All risks is a type of insurance coverage that automatically covers any risk that the contract does not explicitly omit. For example, if an all-risks homeowner’s policy does not expressly exclude flood coverage, then the house will be covered in the event of flood damage. This type of policy is found only in the property-casualty market. All risks is also called Open Perils, All Perils, or Comprehensive Insurance.
BREAKING DOWN ‘All Risks’
Insurance providers generally offer two types of property coverage for homeowners and businesses – Named Perils and All Risks. A named perils insurance contract is a limited policy that covers only the perils specifically stipulated in the policy. For example, an insurance contract might specify that any home loss caused by fire or vandalism will be covered. therefore, an insured who experiences a loss or damage caused by a flood cannot file a claim to his or her insurance provider as a flood is not named as a peril under the insurance coverage. Under a named perils policy, the burden of proof that one of the named perils caused the loss is on the insured.

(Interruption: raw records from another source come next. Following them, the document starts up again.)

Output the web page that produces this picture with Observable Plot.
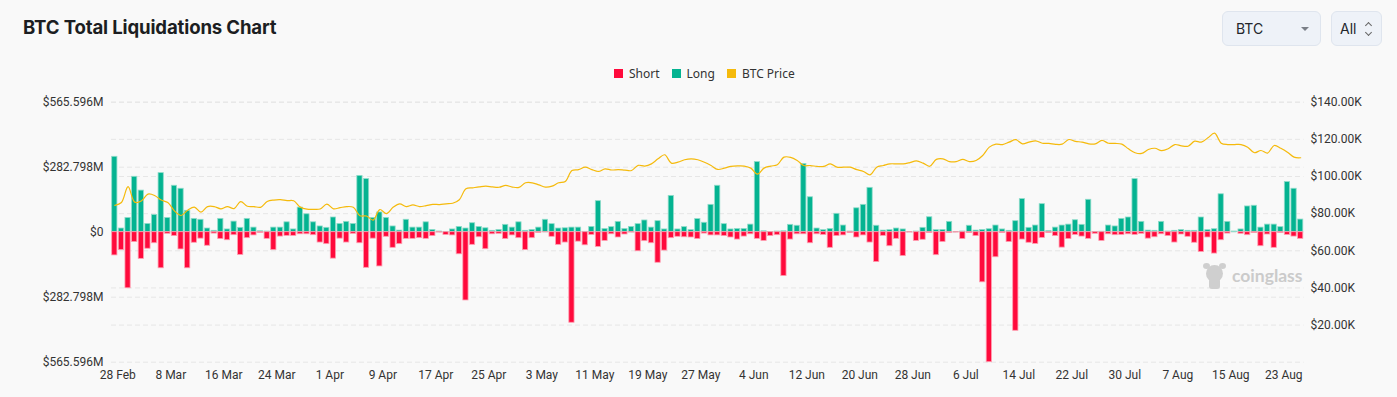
<!DOCTYPE html>
<html><head><meta charset="utf-8">
<script src="https://cdn.jsdelivr.net/npm/d3@7"></script>
<script src="https://cdn.jsdelivr.net/npm/@observablehq/plot@0.6"></script>
<style>
html,body{margin:0;padding:0;background:#f9f9f9;}
#wrap{position:relative;width:1397px;height:397px;overflow:hidden;background:#f9f9f9;font-family:Roboto,"Noto Sans",sans-serif;}
#title{position:absolute;left:23px;top:16px;font:700 18.6px Inter,sans-serif;color:#1c1e22;letter-spacing:-0.15px;white-space:nowrap;}
.sel{position:absolute;top:11px;height:35px;background:#eef2f8;border:1px solid #dfe5ee;border-radius:6px;box-sizing:border-box;font:14px Inter,Roboto,sans-serif;color:#23262b;}
.sel span{position:absolute;top:8px;}
#legend{position:absolute;top:65px;left:614px;display:flex;align-items:center;font:12px "Noto Sans",Roboto,sans-serif;color:#333;white-space:nowrap;}
#legend .sw{display:inline-block;width:9px;height:9px;margin-right:6px;}
#legend .it{display:flex;align-items:center;margin-right:12px;}
#chart{position:absolute;left:0;top:90px;}
#wm{position:absolute;left:1203px;top:262px;display:flex;align-items:center;color:#cbcbcb;font:700 17.5px Lato,sans-serif;}
</style></head>
<body><div id="wrap">
<div id="title">BTC Total Liquidations Chart</div>
<div class="sel" style="left:1222px;width:99px;"><span style="left:13px;">BTC</span>
  <div style="position:absolute;left:78px;top:15px;width:0;height:0;border-left:4px solid transparent;border-right:4px solid transparent;border-top:4px solid #7a7f87;"></div></div>
<div class="sel" style="left:1331px;width:51px;"><span style="left:8px;">All</span>
  <div style="position:absolute;left:34px;top:11px;width:4px;height:4px;border-top:1.3px solid #666;border-left:1.3px solid #666;transform:rotate(45deg);"></div>
  <div style="position:absolute;left:34px;top:18px;width:4px;height:4px;border-bottom:1.3px solid #666;border-right:1.3px solid #666;transform:rotate(45deg);"></div></div>
<div id="legend"></div>
<div id="chart"></div>
<div id="wm"><div style="position:relative;width:23px;height:27px;margin-right:6px;">
  <div style="position:absolute;left:3px;top:3px;width:17px;height:17px;border-radius:50%;background:#cfcfcf;"></div>
  <div style="position:absolute;left:0px;top:1px;width:7px;height:6px;border-radius:50%;background:#cfcfcf;"></div>
  <div style="position:absolute;left:16px;top:1px;width:7px;height:6px;border-radius:50%;background:#cfcfcf;"></div>
  <div style="position:absolute;left:6px;top:16px;width:11px;height:11px;border-radius:3px;background:#cfcfcf;"></div></div>coinglass</div>
</div>
<script>
// ---- data ----
const startDate = "2025-02-28";
const longM = [328,16,62,241,181,36,75,257,62,202,189,93,58,54,16,6,58,12,46,19,
58,20,4,3,20,20,43,12,107,78,43,25,19,64,36,45,36,245,231,62,
86,62,25,7,54,20,20,43,10,3,0.5,12,23,16,39,23,17,6,10,32,
20,43,6,10,20,54,35,16,17,20,20,1.5,23,135,14,22,45,14,23,35,
51,20,48,12,158,12,22,9,57,41,119,202,35,12,14,14,33,305,4,0.5,
3,4,32,28,297,152,16,9,14,80,29,3,104,119,193,28,7,9,16,12,
0.3,3,19,65,9,10,45,0.3,3,28,7,10,13,29,12,6,48,144,19,29,
122,5,20,29,33,52,32,141,0.5,2,29,25,58,64,231,45,7,6,45,3,
6,10,6,6,64,9,13,165,45,3,12,112,115,20,33,33,22,218,189,55];
const shortM = [101,78,244,43,116,72,48,157,7,17,75,157,46,28,59,6,30,35,13,99,
26,14,3,29,78,19,16,16,9,9,13,45,52,115,28,45,7,48,155,28,
149,20,68,52,29,29,26,29,17,1.5,12,14,96,297,55,22,74,9,7,30,
14,26,78,26,3,0.5,20,55,45,394,41,57,12,64,38,9,23,10,1.5,83,
39,48,133,80,26,20,22,23,30,6,14,14,17,23,32,19,9,29,38,17,
13,191,32,9,9,48,9,12,68,17,14,4,23,14,45,130,16,61,29,104,
1.5,38,33,4,100,43,4,1.5,30,4,17,218,565.6,109,4,43,429,32,46,51,
25,4,17,67,30,12,19,29,7,38,9,13,12,9,12,7,28,22,9,17,
45,10,20,46,86,23,93,35,6,0,7,13,4,61,10,68,4,12,19,29];
const priceK = [84.4,86.0,94.5,86.2,86.8,90.5,89.8,87.3,86.0,81.5,79.0,81.8,83.5,80.8,83.8,83.8,82.6,83.8,82.7,86.5,
84.0,83.8,83.4,86.5,87.3,87.5,87.0,86.9,83.5,82.4,82.3,82.5,85.1,82.6,83.2,83.8,83.4,78.9,78.7,76.5,
82.2,80.0,83.4,85.3,83.8,84.7,83.8,84.3,85.0,84.9,85.3,85.6,87.5,93.4,93.9,94.4,94.8,94.4,94.2,95.2,
94.3,94.1,96.6,96.6,95.5,94.3,94.8,96.6,97.3,103.2,103.7,105.0,103.7,102.7,104.1,103.5,103.7,103.4,103.2,106.0,
105.6,106.8,109.5,111.7,107.2,107.7,109.0,109.5,109.0,107.7,105.9,103.8,104.5,105.4,105.7,105.6,104.5,101.3,104.5,105.6,
106.3,110.4,110.3,108.6,105.9,105.9,105.4,105.4,106.8,105.0,105.0,105.0,103.7,102.7,100.9,105.0,105.9,106.8,106.8,106.8,
107.5,108.4,107.2,105.5,109.2,109.5,108.0,108.0,109.2,108.0,108.6,111.3,115.8,117.4,117.2,118.5,119.8,117.6,118.5,119.2,
117.9,117.8,117.3,117.4,119.9,118.9,118.5,117.6,117.6,119.4,117.9,117.8,117.4,114.9,112.8,112.4,114.5,115.2,113.9,114.9,
117.2,116.5,116.3,119.0,118.5,120.8,123.3,117.9,117.2,117.2,117.2,115.8,112.8,114.0,112.6,116.7,115.2,113.1,110.4,110.1];
const xTickLabels = ["28 Feb","8 Mar","16 Mar","24 Mar","1 Apr","9 Apr","17 Apr","25 Apr","3 May","11 May","19 May","27 May",
"4 Jun","12 Jun","20 Jun","28 Jun","6 Jul","14 Jul","22 Jul","30 Jul","7 Aug","15 Aug","23 Aug"];
const leftTickValues = [565.596,282.798,0,-282.798,-565.596];
const leftTickLabels = ["$565.596M","$282.798M","$0","$282.798M","$565.596M"];
const rightTickPrices = [140000,120000,100000,80000,60000,40000,20000];
const rightTickLabels = ["$140.00K","$120.00K","$100.00K","$80.00K","$60.00K","$40.00K","$20.00K"];
const seriesNames = ["Short","Long","BTC Price"];
const seriesColors = ["#ff0a3c","#04b391","#f5ba0c"];

// ---- build ----
const t0 = new Date(startDate + "T00:00:00Z");
const days = longM.map((_, i) => d3.utcDay.offset(t0, i));
const rows = days.map((d, i) => ({date: d, end: d3.utcDay.offset(d, 1), mid: d3.utcHour.offset(d, 12),
  long: longM[i], short: -shortM[i], price: priceK[i] * 1000}));
const priceToY = d3.scaleLinear().domain([0, 140000]).range([-565.596, 565.596]);
const rightTickY = rightTickPrices.map(p => priceToY(p));
const xTicks = xTickLabels.map((_, k) => d3.utcHour.offset(d3.utcDay.offset(t0, 8 * k), 12));
const xLabelMap = new Map(xTicks.map((d, k) => [+d, xTickLabels[k]]));

const legend = document.getElementById("legend");
seriesNames.forEach((n, i) => {
  const it = document.createElement("div"); it.className = "it";
  it.innerHTML = `<span class="sw" style="background:${seriesColors[i]}"></span>${n}`;
  legend.appendChild(it);
});

const chart = Plot.plot({
  width: 1397, height: 307,
  marginTop: 11.7, marginBottom: 35.3, marginLeft: 111, marginRight: 93.5,
  style: {fontSize: "12px", fontFamily: "Roboto, sans-serif", color: "#333", background: "transparent", overflow: "visible"},
  x: {type: "utc", domain: [t0, d3.utcDay.offset(t0, longM.length)]},
  y: {domain: [-565.596, 565.596]},
  marks: [
    Plot.ruleY(leftTickValues, {stroke: "#e6e6e6", strokeDasharray: "5,3"}),
    Plot.ruleY(rightTickY, {stroke: "#e6e6e6", strokeDasharray: "5,3"}),
    Plot.rectY(rows, {x1: "date", x2: "end", y1: 0, y2: "long", fill: seriesColors[1], stroke: "#8fdcca", strokeWidth: 0.8, insetLeft: 0.7, insetRight: 0.7}),
    Plot.rectY(rows, {x1: "date", x2: "end", y1: 0, y2: "short", fill: seriesColors[0], stroke: "#ff9db0", strokeWidth: 0.8, insetLeft: 0.7, insetRight: 0.7}),
    Plot.line(rows, {x: "mid", y: d => priceToY(d.price), stroke: seriesColors[2], strokeWidth: 1.2, curve: "catmull-rom"}),
    Plot.axisY(leftTickValues, {anchor: "left", tickSize: 0, tickPadding: 8, tickFormat: (v) => leftTickLabels[leftTickValues.indexOf(v)], fill: "#333"}),
    Plot.axisY(rightTickY, {anchor: "right", tickSize: 0, tickPadding: 6.5, tickFormat: (v) => rightTickLabels[rightTickY.indexOf(v)], fill: "#333"}),
    Plot.axisX(xTicks, {anchor: "bottom", tickSize: 0, tickPadding: 8, dx: 3, tickFormat: d => xLabelMap.get(+d), fill: "#333"})
  ]
});
document.getElementById("chart").appendChild(chart);
</script>
</body></html>
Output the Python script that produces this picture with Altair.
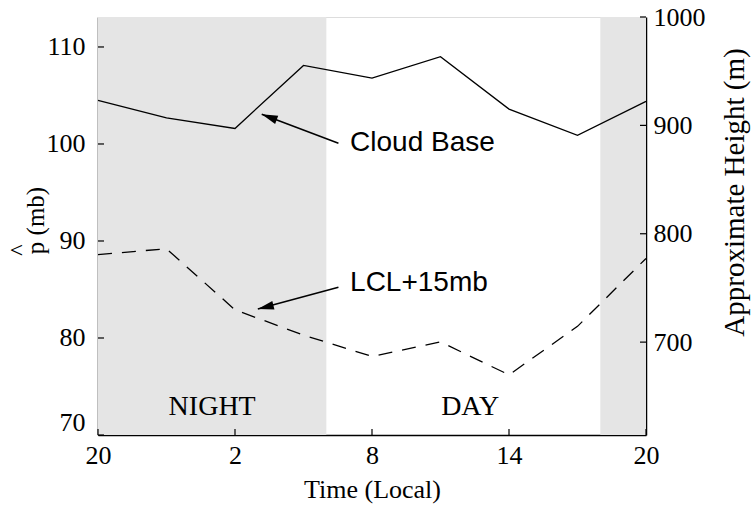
import json
import altair as alt
import pandas as pd

# ---- data ----
hours = [0, 3, 6, 9, 12, 15, 18, 21, 24]          # hours since 20:00 local
cloud_base = [104.5, 102.7, 101.6, 108.1, 106.8, 109.0, 103.6, 100.9, 104.4]
lcl_15 = [88.6, 89.2, 82.9, 80.3, 78.1, 79.6, 76.2, 81.2, 88.2]

night_start = [0, 22]
night_end = [10, 24]

x_tick_vals = [0, 6, 12, 18, 24]
x_tick_labels = ["20", "2", "8", "14", "20"]
p_ticks = [70, 80, 90, 100, 110]
h_ticks = [700, 800, 900, 1000]
p_domain = [70, 113.09]
h_domain = [614.3, 1000]

region_labels = ["NIGHT", "DAY"]
region_x = [5.0, 16.3]
region_y = [72.9, 72.9]

ann_text = ["Cloud Base", "LCL+15mb"]
ann_x = [11.04, 11.04]
ann_y = [100.07, 85.65]
arrow_tail_x = [10.53, 10.53]
arrow_tail_y = [100.07, 85.24]
arrow_tip_x = [7.17, 7.0]
arrow_tip_y = [103.06, 82.98]
arrow_angle = [290.6, 256.3]

SERIF = "Liberation Serif"
SANS = "Liberation Sans"
FS = 26

lines_df = pd.DataFrame({"hour": hours, "cloud": cloud_base, "lcl": lcl_15})
shade_df = pd.DataFrame({"start": night_start, "end": night_end})
region_df = pd.DataFrame({"label": region_labels, "x": region_x, "y": region_y})
ann_df = pd.DataFrame({"label": ann_text, "x": ann_x, "y": ann_y})
arrow_df = pd.DataFrame({"x": arrow_tail_x, "y": arrow_tail_y,
                         "x2": arrow_tip_x, "y2": arrow_tip_y, "angle": arrow_angle})
pt_df = pd.DataFrame({"p": p_ticks})
ht_df = pd.DataFrame({"h": h_ticks})
xt_df = pd.DataFrame({"t": x_tick_vals})
hat_df = pd.DataFrame({"s": ["^"]})

xscale = alt.Scale(domain=[0, 24], nice=False, zero=False)
pscale = alt.Scale(domain=p_domain, nice=False, zero=False)
hscale = alt.Scale(domain=h_domain, nice=False, zero=False)

label_expr = f"{json.dumps(x_tick_labels)}[round(datum.value/6)]"

x_axis = alt.Axis(values=x_tick_vals, labelExpr=label_expr, title="Time (Local)",
                  grid=False, tickSize=0, labelPadding=7, titlePadding=8,
                  labelFont=SERIF, titleFont=SERIF, labelFontSize=FS, titleFontSize=FS,
                  titleFontWeight="normal", labelColor="black", titleColor="black",
                  domainColor="black", domainWidth=1.5, labelFlush=False)

p_axis = alt.Axis(values=p_ticks, title="p (mb)", grid=False, tickSize=0,
                  labelPadding=13, titleX=-50, titleY=203, titleBaseline="bottom",
                  labelFont=SERIF, titleFont=SERIF,
                  labelFontSize=FS, titleFontSize=25, titleFontWeight="normal",
                  labelColor="black", titleColor="black", domainColor="black",
                  domainWidth=1.5, labelFlush=True)

h_axis = alt.Axis(values=h_ticks, format="d", orient="right",
                  title="Approximate Height (m)",
                  grid=False, tickSize=0, labelPadding=7,
                  titleAngle=270, titleBaseline="top", titleX=74, titleY=175,
                  labelFont=SERIF, titleFont=SERIF, labelFontSize=FS, titleFontSize=29,
                  titleFontWeight="normal", labelColor="black", titleColor="black",
                  domainColor="black", domainWidth=1.5, labelFlush=False)

shade = alt.Chart(shade_df).mark_rect(color="#e5e5e5").encode(
    x=alt.X("start:Q", scale=xscale, axis=x_axis),
    x2="end:Q",
)

cloud = alt.Chart(lines_df).mark_line(color="black", strokeWidth=1.3).encode(
    x=alt.X("hour:Q", scale=xscale),
    y=alt.Y("cloud:Q", scale=pscale, axis=p_axis),
)

lcl = alt.Chart(lines_df).mark_line(color="black", strokeWidth=1.3,
                                    strokeDash=[14, 10]).encode(
    x=alt.X("hour:Q", scale=xscale),
    y=alt.Y("lcl:Q", scale=pscale),
)

p_tickmarks = alt.Chart(pt_df).mark_rule(color="black", strokeWidth=1.2).encode(
    y=alt.Y("p:Q", scale=pscale), x=alt.value(0), x2=alt.value(6))

x_tickmarks = alt.Chart(xt_df).mark_rule(color="black", strokeWidth=1.2).encode(
    x=alt.X("t:Q", scale=xscale), y=alt.value(418), y2=alt.value(412))

regions = alt.Chart(region_df).mark_text(font=SERIF, fontSize=28, color="black",
                                         baseline="middle", align="center").encode(
    x=alt.X("x:Q", scale=xscale), y=alt.Y("y:Q", scale=pscale), text="label:N")

ann = alt.Chart(ann_df).mark_text(font=SANS, fontSize=28, color="black",
                                  baseline="middle", align="left").encode(
    x=alt.X("x:Q", scale=xscale), y=alt.Y("y:Q", scale=pscale), text="label:N")

arrow_lines = alt.Chart(arrow_df).mark_rule(color="black", strokeWidth=1.5).encode(
    x=alt.X("x:Q", scale=xscale), y=alt.Y("y:Q", scale=pscale),
    x2="x2:Q", y2="y2:Q")

arrow_heads = alt.Chart(arrow_df).mark_point(
    shape="M0,0 L0.55,2 L-0.55,2 Z", filled=True, color="black", opacity=1,
    size=256, strokeWidth=0).encode(
    x=alt.X("x2:Q", scale=xscale), y=alt.Y("y2:Q", scale=pscale),
    angle=alt.Angle("angle:Q", scale=None))

hat = alt.Chart(hat_df).mark_text(font=SERIF, fontSize=24, color="black",
                                  angle=270, baseline="middle", align="center").encode(
    text="s:N", x=alt.value(-79), y=alt.value(233))

left = alt.layer(shade, cloud, lcl, p_tickmarks, x_tickmarks, regions,
                 arrow_lines, arrow_heads, ann, hat)

right = alt.Chart(ht_df).mark_rule(color="black", strokeWidth=1.2).encode(
    y=alt.Y("h:Q", scale=hscale, axis=h_axis), x=alt.value(548), x2=alt.value(542))

chart = alt.layer(left, right).resolve_scale(y="independent").properties(
    width=548, height=418,
    autosize=alt.AutoSizeParams(type="none"),
    padding={"left": 98, "top": 17, "right": 106, "bottom": 76},
).configure_view(stroke="black", strokeWidth=1.5).configure(background="white")

chart.save("out.html", embed_options={"renderer": "svg", "actions": False})
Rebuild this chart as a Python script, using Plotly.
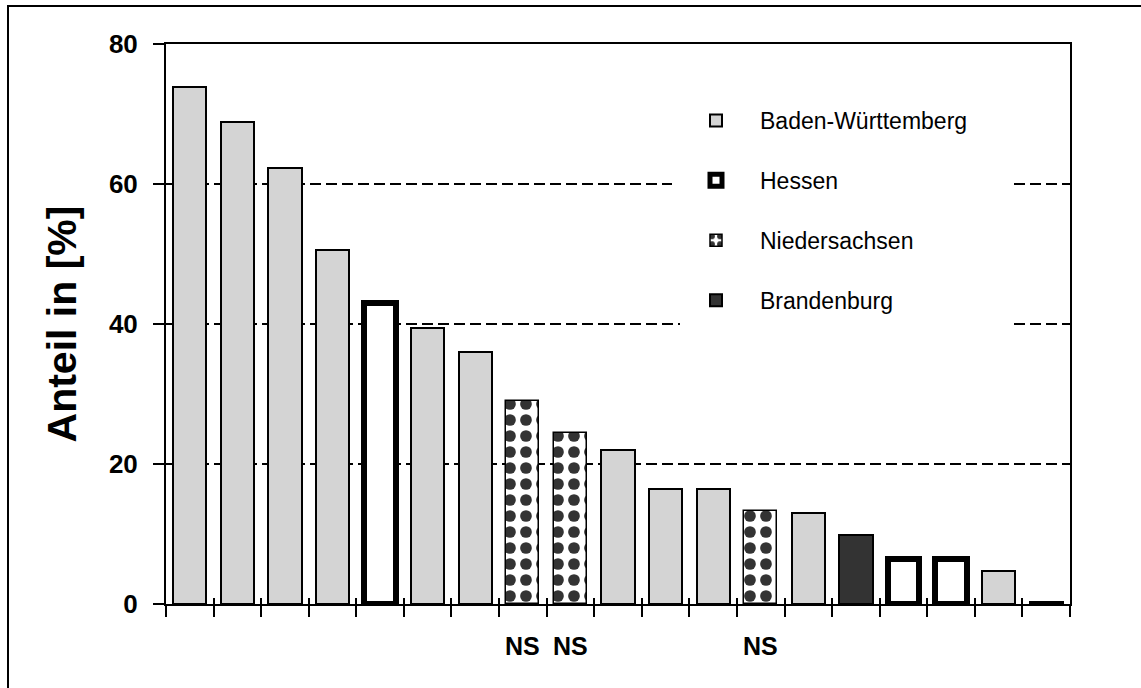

An all risks insurance contract covers the insured from all perils, except the ones that are specifically excluded from the list. Contrary to a named perils contract, an all-risks policy does not name the risks covered, but instead, names the risks that will not be covered. In so doing, any peril not named in the policy is automatically covered. The most common types of perils excluded from all risks include: earthquake, war, government seizure or destruction, wear and tear, infestation, pollution, nuclear hazard, market loss, etc. An individual or business who requires coverage for any of the excluded events under all risks may have the option to pay an additional premium, known as a rider or floater, to have the peril included in the contract.
Burden of Proof
The trigger for coverage under an all risks policy is physical loss or damage to property. An insured has to prove physical damage or loss has occurred first before the burden of proof shifts to the insurer who then has to prove that an exclusion applies to the coverage. For example, a small business that experienced a power outage may file a claim citing physical loss. The insurance company, on the other hand, might reject the claim stating that the company experienced a loss of income from a mere loss of property use which is not the same thing as a physical loss to property.
Because all risks is the most comprehensive type of coverage available and protects the insured from a greater number of possible loss events, it is priced proportionately higher than other types of policies. The cost of this type of insurance should, therefore, be measured against the probability of a claim.
It is possible to have named perils and all risks in the same policy. For example, an insured may have a property insurance policy that has an all risks coverage on the building and named perils on his personal property in the building. Entities seeking property coverage should endeavor to read the fine print of any insurance agreement to ensure that they understand what is excluded in the policy. Also, just because this insurance policy is termed “all risks” does not mean that it covers all risks since the exclusions reduce the level of coverage that is offered.